[CentOS] Question about optimal filesystem with many small files.

Mon Jul 13 15:02:21 UTC 2009
JohnS <jses27 at gmail.com>

On Mon, 2009-07-13 at 05:49 +0000, oooooooooooo ooooooooooooo wrote:

> >It is 1024 chars long. Witch want still help.
> I'm usng mysam and according to: http://dev.mysql.com/doc/refman/5.1/en/myisam-storage-engine.html
> "The maximum key length is 1000 bytes. This can also be changed by changing the source and recompiling. For the case of a key longer than 250 bytes, a larger key block size than the default of 1024 bytes is used. "
> 
> >I would not store images in either one
> as your SELECT LIKE and Random will kill it. 
> 
> Well, I think that this can be avoided, using just searches in teh key fields should not give these issues. Does somebody have experience storing a large amount of medium (1KB-150KB) blob objects in mysql?

True

An option would be to encode them to Base64 on INSERT but if you Index
all of you BLOBS on INSERT really there should be no problem. Besides
150Kb is not a big for a BLOB. Consider 20MB to 100MB with multiple
joins on MSSQL, 64Bit although. Apparently size is based on the maximum
amount of memory the client has. VARBLOB apparently has no limit per
docs. As doing this on MySQL I can not relate to. I can on DB2 and
MSSQL. I can say you can rival the 32Bit MSSQL performance by at least
15 percent. I can only say that I have experiance with raw DB
predictions in Graphing. Edge and Adjacency Modeling on MySQL.

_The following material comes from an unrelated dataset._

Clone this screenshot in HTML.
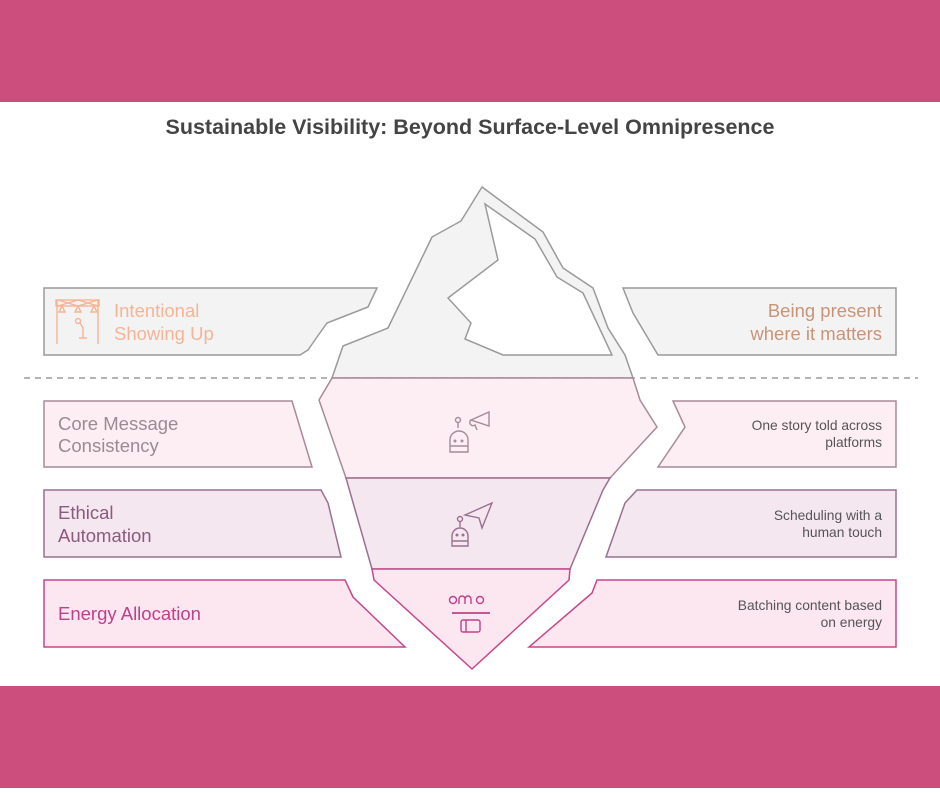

What I see slowing you down is the TQSL and SPROCS. The dll for the md5
I posted earlier will scale to 1000s of inserts at the time. If speed is
really your essence then use RAW Partitions for the DB and RAM. Use the
MySQL Connector or the ODBC or you will hit size limits on INSERT and
SELECT.

> >However I have not a clue that this is even doable in MySQL.
> 
> In mysql there is already a MD5 funtion: http://dev.mysql.com/doc/refman/5.1/en/encryption-functions.html#function_md5

Yes, I was informed that a call from a SPROC to "md5()" would do the
trick and take the load of the client. At least that was my intent of
the idea to balance the load. That is if this is client/server.

I do wonder about your memory allocation and disk. It is all about the
DB design. Think about a Genealogy DB. Where do you end design? You
don't. Where does predictions end? They don't.

John